-- Start of MATERIAL FOR THE TASK --
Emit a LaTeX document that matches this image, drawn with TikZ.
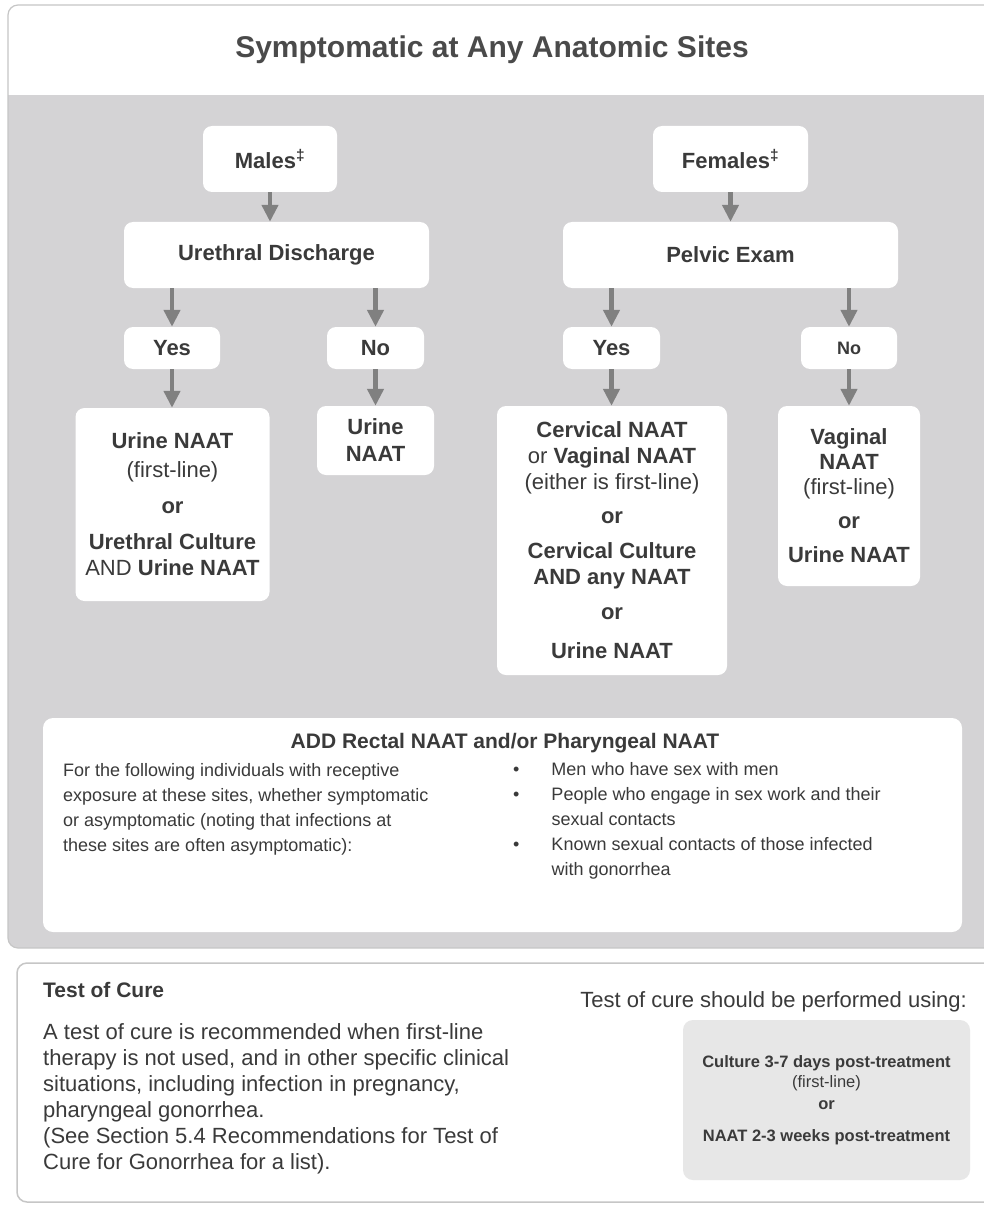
\documentclass[tikz,border=0pt]{standalone}
\usepackage{fontspec}
\setmainfont{Liberation Sans}
\usetikzlibrary{arrows.meta}

\definecolor{panelgray}{RGB}{212,211,213}
\definecolor{edgegray}{RGB}{198,198,198}
\definecolor{arrowgray}{RGB}{128,128,128}
\definecolor{inkgray}{RGB}{58,58,58}
\definecolor{titlegray}{RGB}{74,74,74}
\definecolor{curegray}{RGB}{231,231,231}

\newcommand{\choicefont}{\bfseries\fontsize{22}{26}\selectfont}

\tikzset{
  choice/.style={fill=white, rounded corners=9pt, inner sep=0pt, align=center,
    text=inkgray, font=\choicefont},
  flow/.style={draw=arrowgray, line width=4.5pt, -{Triangle[length=17pt,width=16pt]}},
  plain/.style={inner sep=0pt, text=inkgray, align=left},
  listing/.style={inner sep=0pt, text=inkgray}
}

\begin{document}
\begin{tikzpicture}[x=1pt,y=-1pt]
  \useasboundingbox (0,0) rectangle (984,1206);

  \fill[white] (0,0) rectangle (984,1206);
  \begin{scope}
    \clip[rounded corners=10pt] (8,5) rectangle (1000,948);
    \fill[panelgray] (0,95) rectangle (1000,948);
  \end{scope}
  \draw[edgegray, line width=1.2pt, rounded corners=10pt] (8,5) rectangle (1000,948);
  \draw[edgegray, line width=1.5pt, rounded corners=10pt] (17,963) rectangle (1000,1202);

  \node[anchor=base, text=titlegray, font=\bfseries\fontsize{30}{34}\selectfont] (title) at (492,58) {Symptomatic at Any Anatomic Sites};

  \node[choice, minimum width=134pt, minimum height=66pt] (males) at (270,159) {Males\textsuperscript{\ddag}};
  \node[choice, minimum width=155pt, minimum height=66pt] (females) at (730.5,159) {Females\textsuperscript{\ddag}};
  \node[choice, minimum width=305pt, minimum height=66pt] (ureth) at (276.5,255) {Urethral Discharge};
  \node[choice, minimum width=335pt, minimum height=66pt] (pelvic) at (730.5,255) {Pelvic Exam};
  \node[choice, minimum width=96pt, minimum height=42pt] (yesM) at (172,348) {Yes};
  \node[choice, minimum width=97pt, minimum height=42pt] (noM) at (375.5,348) {No};
  \node[choice, minimum width=97pt, minimum height=42pt] (yesF) at (611.5,348) {Yes};
  \node[choice, minimum width=96pt, minimum height=42pt, font=\bfseries\fontsize{18}{22}\selectfont] (noF) at (849,348) {No};

  \node[choice, minimum width=194pt, minimum height=193pt] (testYM) at (172.5,504.5) {Urine NAAT\\[3pt] {\mdseries (first-line)}\\[10pt] or\\[10pt] Urethral Culture\\ {\mdseries AND} Urine NAAT};
  \node[choice, minimum width=117pt, minimum height=69pt] (testNM) at (375.5,440.5) {Urine\\[1pt] NAAT};
  \node[choice, minimum width=230pt, minimum height=269pt] (testYF) at (612,540.5) {Cervical NAAT\\ {\mdseries or} Vaginal NAAT\\ {\mdseries (either is first-line)}\\[8pt] or\\[9pt] Cervical Culture\\ AND any NAAT\\[9pt] or\\[13pt] Urine NAAT};
  \node[choice, minimum width=142pt, minimum height=180pt, font=\bfseries\fontsize{22}{25}\selectfont] (testNF) at (849,496) {Vaginal\\ NAAT\\ {\mdseries (first-line)}\\[9pt] or\\[9pt] Urine NAAT};

  \draw[flow] (males) -- (males |- ureth.north);
  \draw[flow] (females) -- (females |- pelvic.north);
  \draw[flow] (ureth.south -| yesM) -- (yesM);
  \draw[flow] (ureth.south -| noM) -- (noM);
  \draw[flow] (pelvic.south -| yesF) -- (yesF);
  \draw[flow] (pelvic.south -| noF) -- (noF);
  \draw[flow] (yesM) -- (yesM |- testYM.north);
  \draw[flow] (noM) -- (noM |- testNM.north);
  \draw[flow] (yesF) -- (yesF |- testYF.north);
  \draw[flow] (noF) -- (noF |- testNF.north);

  \node[fill=white, rounded corners=10pt, minimum width=919pt, minimum height=214pt, inner sep=0pt] (addbox) at (502.5,825) {};
  \node[anchor=base, text=inkgray, font=\bfseries\fontsize{21}{25}\selectfont] (addhead) at (505,748) {ADD Rectal NAAT and/or Pharyngeal NAAT};
  \node[plain, anchor=north west, font=\fontsize{18}{25}\selectfont] (addwho) at (63,763) {For the following individuals with receptive\\ exposure at these sites, whether symptomatic\\ or asymptomatic (noting that infections at\\ these sites are often asymptomatic):};
  \node[listing, anchor=north west, font=\fontsize{18}{25}\selectfont] (addlist) at (513,758) {\begin{tabular}{@{}l@{\hspace{32pt}}l@{}}
      \textbullet & Men who have sex with men\\
      \textbullet & People who engage in sex work and their\\
                  & sexual contacts\\
      \textbullet & Known sexual contacts of those infected\\
                  & with gonorrhea
    \end{tabular}};

  \node[anchor=west, inner sep=0pt, text=inkgray, font=\bfseries\fontsize{21}{25}\selectfont] (curehead) at (43,990) {Test of Cure};
  \node[plain, anchor=north west, font=\fontsize{22}{26}\selectfont] (curewhy) at (43,1023) {A test of cure is recommended when first-line\\ therapy is not used, and in other specific clinical\\ situations, including infection in pregnancy,\\ pharyngeal gonorrhea.\\ (See Section 5.4 Recommendations for Test of\\ Cure for Gonorrhea for a list).};
  \node[anchor=east, inner sep=0pt, text=inkgray, font=\fontsize{22}{26}\selectfont] (cureuse) at (967,1002) {Test of cure should be performed using:};
  \node[fill=curegray, rounded corners=10pt, minimum width=287pt, minimum height=160pt, inner sep=0pt, align=center, text=inkgray, font=\bfseries\fontsize{16.5}{20}\selectfont] (curehow) at (826.5,1100) {Culture 3-7 days post-treatment\\ {\mdseries (first-line)}\\[2pt] or\\[12pt] NAAT 2-3 weeks post-treatment};
\end{tikzpicture}
\end{document}
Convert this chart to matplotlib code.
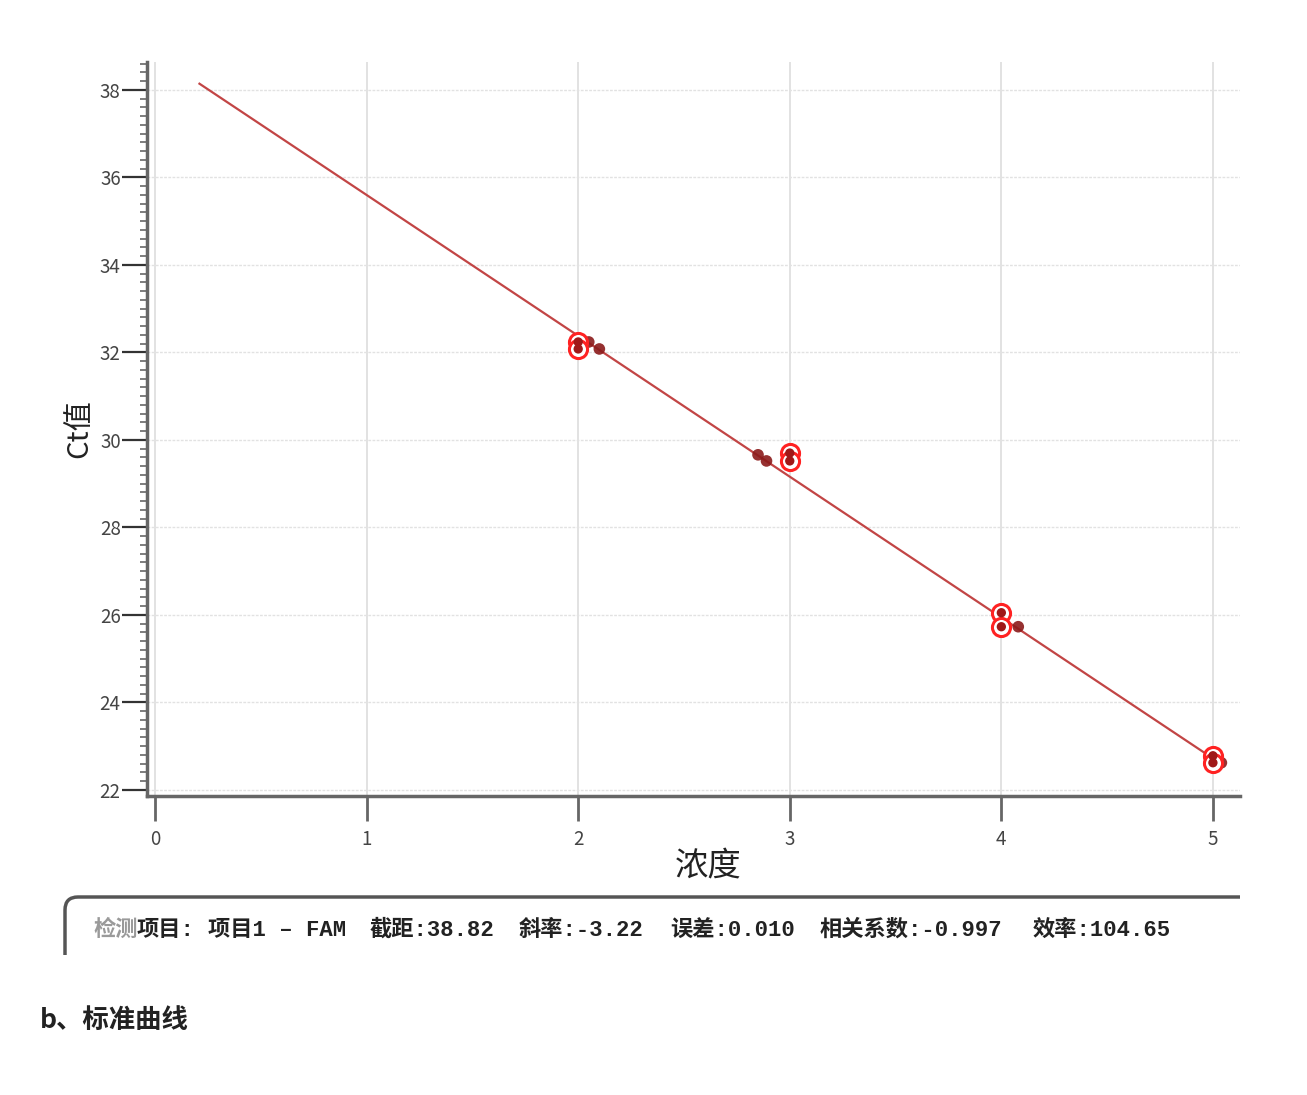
import matplotlib
matplotlib.use("Agg")
import matplotlib.pyplot as plt
import numpy as np
from matplotlib.path import Path
from matplotlib.patches import PathPatch
from matplotlib.ticker import MultipleLocator

plt.rcParams['font.family'] = ['Noto Sans CJK SC', 'DejaVu Sans']

# data
std_x = [2, 2, 3, 3, 4, 4, 5, 5]
std_y = [32.24, 32.08, 29.70, 29.52, 26.05, 25.73, 22.78, 22.62]
unk_x = [2.05, 2.10, 2.85, 2.89, 4.08, 5.04]
unk_y = [32.24, 32.08, 29.66, 29.52, 25.73, 22.62]
intercept = 38.82
slope = -3.22
line_x = [0.21, 5.0]
info_gray = "检测"
info_parts = ["项目:", "项目1 – FAM", "截距:38.82", "斜率:-3.22", "误差:0.010", "相关系数:-0.997", "效率:104.65"]
xlabel = "浓度"
ylabel = "Ct值"
caption = "b、标准曲线"

W, H = 1307, 1095
fig = plt.figure(figsize=(W/100, H/100), dpi=100)
def fx(px): return px / W
def fy(py): return 1 - py / H

ax = fig.add_axes([fx(147), fy(796), fx(1240) - fx(147), fy(62) - fy(796)])
ax.set_xlim(-0.038, 5.128)
ax.set_ylim(21.86, 38.64)

ax.xaxis.set_major_locator(MultipleLocator(1))
ax.yaxis.set_major_locator(MultipleLocator(2))
ax.yaxis.set_minor_locator(MultipleLocator(0.2))
ax.grid(True, which='major', axis='x', color='#dddddd', lw=1.2)
ax.grid(True, which='major', axis='y', color='#e2e2e2', lw=1.0, ls=(0, (2, 1)))
ax.set_axisbelow(True)

for s in ['top', 'right']:
    ax.spines[s].set_visible(False)
ax.spines['left'].set_color('#666666')
ax.spines['left'].set_linewidth(2.5)
ax.spines['bottom'].set_color('#666666')
ax.spines['bottom'].set_linewidth(2.5)

ax.tick_params(axis='y', which='major', length=18, width=1.6, color='#333333',
               labelsize=13.5, labelcolor='#444444', pad=1)
ax.tick_params(axis='y', which='minor', length=5, width=1.2, color='#666666')
ax.tick_params(axis='x', which='major', length=18, width=2, color='#666666',
               labelsize=13.5, labelcolor='#444444', pad=6, direction='out')

# line
lx = np.array(line_x)
ax.plot(lx, intercept + slope * lx, color='#c24545', lw=1.6, zorder=2)

# unknown points (dark)
ax.scatter(unk_x, unk_y, s=70, color='#8b1a1a', edgecolors='none', zorder=3, alpha=0.9)
# standards: red ring, white gap, dark red centre
ax.scatter(std_x, std_y, s=170, facecolors='white', edgecolors='#ff2222', linewidths=2.2, zorder=4)
ax.scatter(std_x, std_y, s=45, color='#a01818', edgecolors='none', zorder=5)

ax.set_xlabel(xlabel, fontsize=24, color='#222222')
ax.xaxis.set_label_coords((708 - 147) / 1093, -(866 - 796) / 734, transform=ax.transAxes)
ax.xaxis.label.set_va('center')
ax.set_ylabel(ylabel, fontsize=21, color='#222222', labelpad=4)

# info box outline
verts = [(fx(65), fy(955)), (fx(65), fy(910)), (fx(65), fy(897)), (fx(78), fy(897)), (fx(1240), fy(897))]
codes = [Path.MOVETO, Path.LINETO, Path.CURVE3, Path.CURVE3, Path.LINETO]
fig.add_artist(PathPatch(Path(verts, codes), transform=fig.transFigure,
                         facecolor='none', edgecolor='#555555', lw=2.5))

mono = ['Liberation Mono', 'Noto Sans CJK SC']
fig.text(fx(93), fy(930), info_gray, fontsize=16, fontweight='bold', color='#9a9a9a',
         va='center', ha='left', family=mono)
starts = [137, 208, 370, 519, 670, 820, 1033]
for x0, t in zip(starts, info_parts):
    fig.text(fx(x0), fy(930), t, fontsize=16, fontweight='bold', color='#222222',
             va='center', ha='left', family=mono)

fig.text(fx(40), fy(1020), caption, fontsize=19, fontweight='bold', color='#222222',
         va='center', ha='left')

fig.savefig("out.png", dpi=100)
-- End of MATERIAL FOR THE TASK --
_WORK REQUIRED_
Look above for the line with "Convert this chart to matplotlib code." and copy exactly from it through the line with "ax.spines['bottom'].set_linewidth(2.5)", both included. Omit the pictures.

_COMPLETE ANSWER_
Convert this chart to matplotlib code.
import matplotlib
matplotlib.use("Agg")
import matplotlib.pyplot as plt
import numpy as np
from matplotlib.path import Path
from matplotlib.patches import PathPatch
from matplotlib.ticker import MultipleLocator

plt.rcParams['font.family'] = ['Noto Sans CJK SC', 'DejaVu Sans']

# data
std_x = [2, 2, 3, 3, 4, 4, 5, 5]
std_y = [32.24, 32.08, 29.70, 29.52, 26.05, 25.73, 22.78, 22.62]
unk_x = [2.05, 2.10, 2.85, 2.89, 4.08, 5.04]
unk_y = [32.24, 32.08, 29.66, 29.52, 25.73, 22.62]
intercept = 38.82
slope = -3.22
line_x = [0.21, 5.0]
info_gray = "检测"
info_parts = ["项目:", "项目1 – FAM", "截距:38.82", "斜率:-3.22", "误差:0.010", "相关系数:-0.997", "效率:104.65"]
xlabel = "浓度"
ylabel = "Ct值"
caption = "b、标准曲线"

W, H = 1307, 1095
fig = plt.figure(figsize=(W/100, H/100), dpi=100)
def fx(px): return px / W
def fy(py): return 1 - py / H

ax = fig.add_axes([fx(147), fy(796), fx(1240) - fx(147), fy(62) - fy(796)])
ax.set_xlim(-0.038, 5.128)
ax.set_ylim(21.86, 38.64)

ax.xaxis.set_major_locator(MultipleLocator(1))
ax.yaxis.set_major_locator(MultipleLocator(2))
ax.yaxis.set_minor_locator(MultipleLocator(0.2))
ax.grid(True, which='major', axis='x', color='#dddddd', lw=1.2)
ax.grid(True, which='major', axis='y', color='#e2e2e2', lw=1.0, ls=(0, (2, 1)))
ax.set_axisbelow(True)

for s in ['top', 'right']:
    ax.spines[s].set_visible(False)
ax.spines['left'].set_color('#666666')
ax.spines['left'].set_linewidth(2.5)
ax.spines['bottom'].set_color('#666666')
ax.spines['bottom'].set_linewidth(2.5)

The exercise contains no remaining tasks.